Nearly every consumer-lending website now advertises something it calls AI-powered matching, AI-driven offers, or an AI-optimized loan engine. The phrasing is fashionable, sometimes accurate, often gestural, and worth understanding in plain English if you are about to enter your Social Security number into one of these tools.
Here is what is actually happening behind the curtain.
What "matching" really is
When you fill out a pre-qualification form on a comparison site, you provide a set of inputs: name, address, date of birth, Social Security number, employment, income, and the loan amount you want. The site sends those inputs, with your consent, to a panel of lenders. Each lender runs a soft credit pull and applies its own underwriting model — which combines your credit data, the application data, and the lender's internal risk scoring — to decide whether to make you an offer and at what rate. The site collects the offers and presents them to you as a sorted list.
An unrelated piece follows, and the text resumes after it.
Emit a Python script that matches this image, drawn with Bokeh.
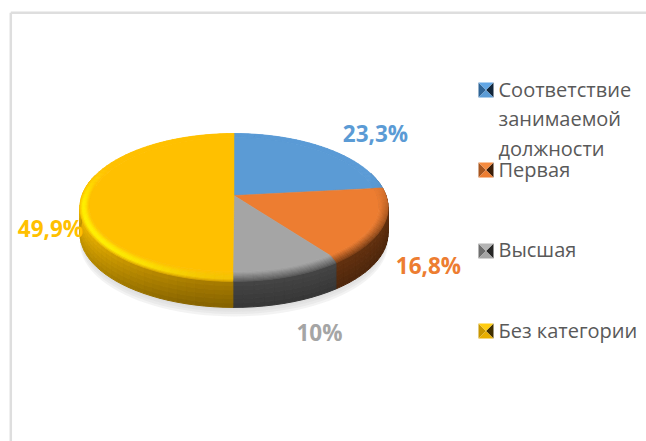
import math
from bokeh.plotting import figure
from bokeh.models import Range1d
from bokeh.core.properties import value
from bokeh.embed import file_html
from bokeh.resources import INLINE

categories = ["Соответствие занимаемой должности", "Первая", "Высшая", "Без категории"]
legend_lines = [["Соответствие", "занимаемой", "должности"], ["Первая"], ["Высшая"], ["Без категории"]]
shares = [23.3, 16.8, 10.0, 49.9]
share_labels = ["23,3%", "16,8%", "10%", "49,9%"]

base_colors = ["#5B9BD5", "#ED7D31", "#A5A5A5", "#FFC000"]
label_colors = ["#5B9BD5", "#ED7D31", "#A5A5A5", "#FFC000"]
bevel_colors = ["#3F6F9F", "#7A3D14", "#555555", "#FFF000"]
side_near = ["#2F5F8F", "#63310F", "#454545", "#A87C00"]
side_far = ["#2F5F8F", "#63310F", "#454545", "#F4BA00"]
label_pos = [(375, 133), (428, 265), (319, 332), (50, 228)]
legend_line_y = [[89, 118, 148], [169], [249], [330]]
legend_box_y = [82, 162, 243, 323]
marker_faces = [("#62A6E4", "#2F6496", "#12263A", "#5B9BD5"),
                ("#F58B40", "#A8561F", "#3A1D08", "#ED7D31"),
                ("#B4B4B4", "#6E6E6E", "#262626", "#A5A5A5"),
                ("#FFCC10", "#C89600", "#3F2F00", "#E8AE00")]

W, H = 646, 441
CX, CY, RX, RY, K = 233.5, 195, 152, 72, 0.162
DEPTH, TOP_SCALE = 26, 0.94


def rim(th, s=1.0, dz=0.0):
    u, v = math.sin(th), math.cos(th)
    d = 1 + K * v
    return CX + RX * s * u / d, CY - RY * s * v / d + dz


def bevel_pt(th, f):
    s = 1 - (1 - TOP_SCALE) * f
    return rim(th, s, -4.5 * max(0.0, -math.cos(th)) * f)


def hex_rgb(c):
    return tuple(int(c[i:i + 2], 16) for i in (1, 3, 5))


def mix(a, b, t):
    x, y = hex_rgb(a), hex_rgb(b)
    return "#%02x%02x%02x" % tuple(round(x[i] + (y[i] - x[i]) * t) for i in range(3))


p = figure(width=W, height=H, output_backend="svg", toolbar_location=None,
           x_range=Range1d(0, W), y_range=Range1d(H, 0),
           min_border=0, outline_line_color=None, background_fill_color="white")
p.axis.visible = False
p.grid.visible = False

p.segment(x0=[10.3, 10.3], y0=[12.2, 12.2], x1=[10.3, W], y1=[H, 12.2],
          line_color="#DEDEDE", line_width=2.5)

ring = [2 * math.pi * i / 120 for i in range(120)]
for i in range(5):
    pts = [rim(t, 1.0 - 0.004 * i, DEPTH + 9 - 2 * i) for t in ring]
    p.patch([a for a, _ in pts], [b for _, b in pts], fill_color="#D0D0D0", fill_alpha=0.25, line_color=None)

limits, acc = [], 0.0
for s in shares:
    limits.append((acc / sum(shares) * 2 * math.pi, (acc + s) / sum(shares) * 2 * math.pi))
    acc += s

side_x, side_y, side_c = [], [], []
bev_x, bev_y, bev_c = [], [], []
STEPS_SIDE, STEPS_BEVEL = 6, 8

for idx, (a, b) in enumerate(limits):
    n = max(2, int((b - a) / math.radians(3)))
    for j in range(n):
        t0 = a + (b - a) * j / n
        t1 = a + (b - a) * (j + 1) / n
        tm = (t0 + t1) / 2
        cm = math.cos(tm)
        front = max(0.0, -cm) ** 2.2
        side_top = mix(side_far[idx], side_near[idx], front)
        if cm < 0.3:  # only the part of the wall that faces the viewer
            for k in range(STEPS_SIDE):
                z0, z1 = DEPTH * (1 - k / STEPS_SIDE), DEPTH * (1 - (k + 1) / STEPS_SIDE)
                col = mix(side_top, mix(side_top, "#000000", 0.22), 1 - (k + 0.5) / STEPS_SIDE)
                q = [rim(t0, 1, z0), rim(t1, 1, z0), rim(t1, 1, z1), rim(t0, 1, z1)]
                side_x.append([c[0] for c in q])
                side_y.append([c[1] for c in q])
                side_c.append(col)
        for k in range(STEPS_BEVEL):
            f0, f1 = k / STEPS_BEVEL, (k + 1) / STEPS_BEVEL
            fm = (f0 + f1) / 2
            if idx == 3:
                strength = max(0.0, min(1.0, (0.42 - cm) / 0.5))
                peak = math.sin(math.pi * fm ** 0.8)
                lit = mix(bevel_colors[idx], "#F2B800", front ** 3 * 0.8)
                col = mix(base_colors[idx], lit, peak * strength)
                if fm < 0.3:
                    col = mix(col, side_top, (0.3 - fm) / 0.3 * 0.55 * strength)
            else:
                strength = max(0.0, min(1.0, 0.25 - 1.25 * cm))
                col = mix(base_colors[idx], bevel_colors[idx], (1 - fm) * strength)
            q = [bevel_pt(t0, f0), bevel_pt(t1, f0), bevel_pt(t1, f1), bevel_pt(t0, f1)]
            bev_x.append([c[0] for c in q])
            bev_y.append([c[1] for c in q])
            bev_c.append(col)

p.patches(side_x, side_y, fill_color=side_c, line_color=side_c, line_width=1)
p.patches(bev_x, bev_y, fill_color=bev_c, line_color=bev_c, line_width=0.8)

for idx, (a, b) in enumerate(limits):
    n = max(2, int((b - a) / math.radians(2)))
    pts = [bevel_pt(a + (b - a) * j / n, 1.0) for j in range(n + 1)]
    p.patch([CX] + [q[0] for q in pts], [CY] + [q[1] for q in pts],
            fill_color=base_colors[idx], line_color=base_colors[idx], line_width=0.5)

p.text(x=[q[0] for q in label_pos], y=[q[1] for q in label_pos], text=share_labels,
       text_color=label_colors, text_font=value("Open Sans"), text_font_style="bold",
       text_font_size="22.5px", text_align="center", text_baseline="middle")

for i, lines in enumerate(legend_lines):
    y0 = legend_box_y[i]
    x0, sz = 478, 15
    top, left, right, bottom = marker_faces[i]
    cx_m, cy_m = x0 + sz / 2, y0 + sz / 2
    p.patches([[x0, cx_m, x0], [x0 + sz, x0 + sz, cx_m], [x0, x0 + sz, cx_m], [x0, x0 + sz, cx_m]],
              [[y0, cy_m, y0 + sz], [y0, y0 + sz, cy_m], [y0, y0, cy_m], [y0 + sz, y0 + sz, cy_m]],
              fill_color=[left, right, top, bottom], line_color=None)
    p.text(x=[498] * len(lines), y=legend_line_y[i], text=lines, text_color="#595959",
           text_font=value("Open Sans"), text_font_size="20px", text_align="left", text_baseline="alphabetic")

open("out.html", "w").write(file_html(p, INLINE))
The "matching" is the routing of your application to the right panel of lenders and the sorting of returned offers. The underwriting decisions are made by the lenders, not by the comparison site.
Where AI actually shows up
Two places, mostly.
The first is in lender underwriting itself. Several consumer-lending platforms — Upstart most prominently, plus elements of underwriting at Marcus, SoFi, Affirm, and others — use machine-learning models that consider variables beyond traditional credit-bureau data: education, employment history, the cadence of bank transactions, sometimes patterns in payment history that traditional FICO scoring weighs less heavily. These models can extend credit, sometimes at better rates, to borrowers whom traditional underwriting would have declined or priced higher.
The case for these models is that they expand access. The case against is that machine-learning models can encode subtle biases — for example, by giving weight to features that correlate with race or zip code — and the regulatory framework for auditing them is still developing. The CFPB has been increasingly active in this area, and lenders that use AI models in underwriting are required to provide adverse-action notices that explain the principal reasons for any denial.
The second place AI shows up is in the marketing of the matching site itself. The "AI" sorting your offers is, in most cases, a ranked list ordered by some combination of: estimated approval likelihood, the rate offered, the commission the marketing site earns from each lender, and the lender's own bidding for placement. The amount of actual machine learning involved is usually small. The amount of business-logic ranking is usually large.
What to be skeptical of
Be skeptical of any claim that an "AI" can find you a better rate than a soft-pull pre-qualification at the lender's own site. The AI is not negotiating with the lender; it is asking the lender for an offer, and the lender's underwriting will produce the same answer whether the request came from your browser or from a marketing affiliate's API. Where comparison sites add value is in saving you the time of filling out the same form at six different lenders, and in surfacing lenders you might not have known about. They do not produce magic rates.
Be skeptical of "AI loan matching" pitches from lenders themselves that promise to find you a better rate than your existing loan. They are using "AI" as a synonym for "we have a website," and the rate they offer will be determined by the same underwriting model that any of their borrowers face.
Be skeptical of any tool that asks for your Social Security number before showing you any indicative range. A legitimate comparison tool should be able to give you indicative rate bands based on a few non-sensitive inputs (loan amount, self-reported credit-score range) and should ask for sensitive PII only when you are ready to receive specific offers.
What is genuinely useful
What is genuinely useful is the underlying infrastructure that allows your one application to surface multiple soft-pull pre-qualification offers in a few minutes. Networks like Even Financial (now Engine by Engine), Credible, MoneyLion, and others have built API integrations with dozens of lenders and let publishers like us — and like much larger sites — surface real, comparable offers without you needing to repeat your application six times.
You can use those tools well. Provide accurate information, read the offers carefully, and treat the indicative offers as a starting point for further verification with the lender directly. The AI piece, in most cases, is incidental.
How we use the term on this site
iLoans.ai contains "AI" in the domain name, which we should be candid about. The name was chosen because it is short and memorable, not because we operate any unique AI-driven matching technology. We do not run a proprietary model, we do not use AI in editorial decisions, and we are not a marketplace. We are an editorial publication that links to lenders and to comparison networks that do operate the kind of infrastructure described above. If you have arrived here because of the domain name and were expecting an algorithm, we apologize for the misdirection — and we hope our coverage is useful anyway.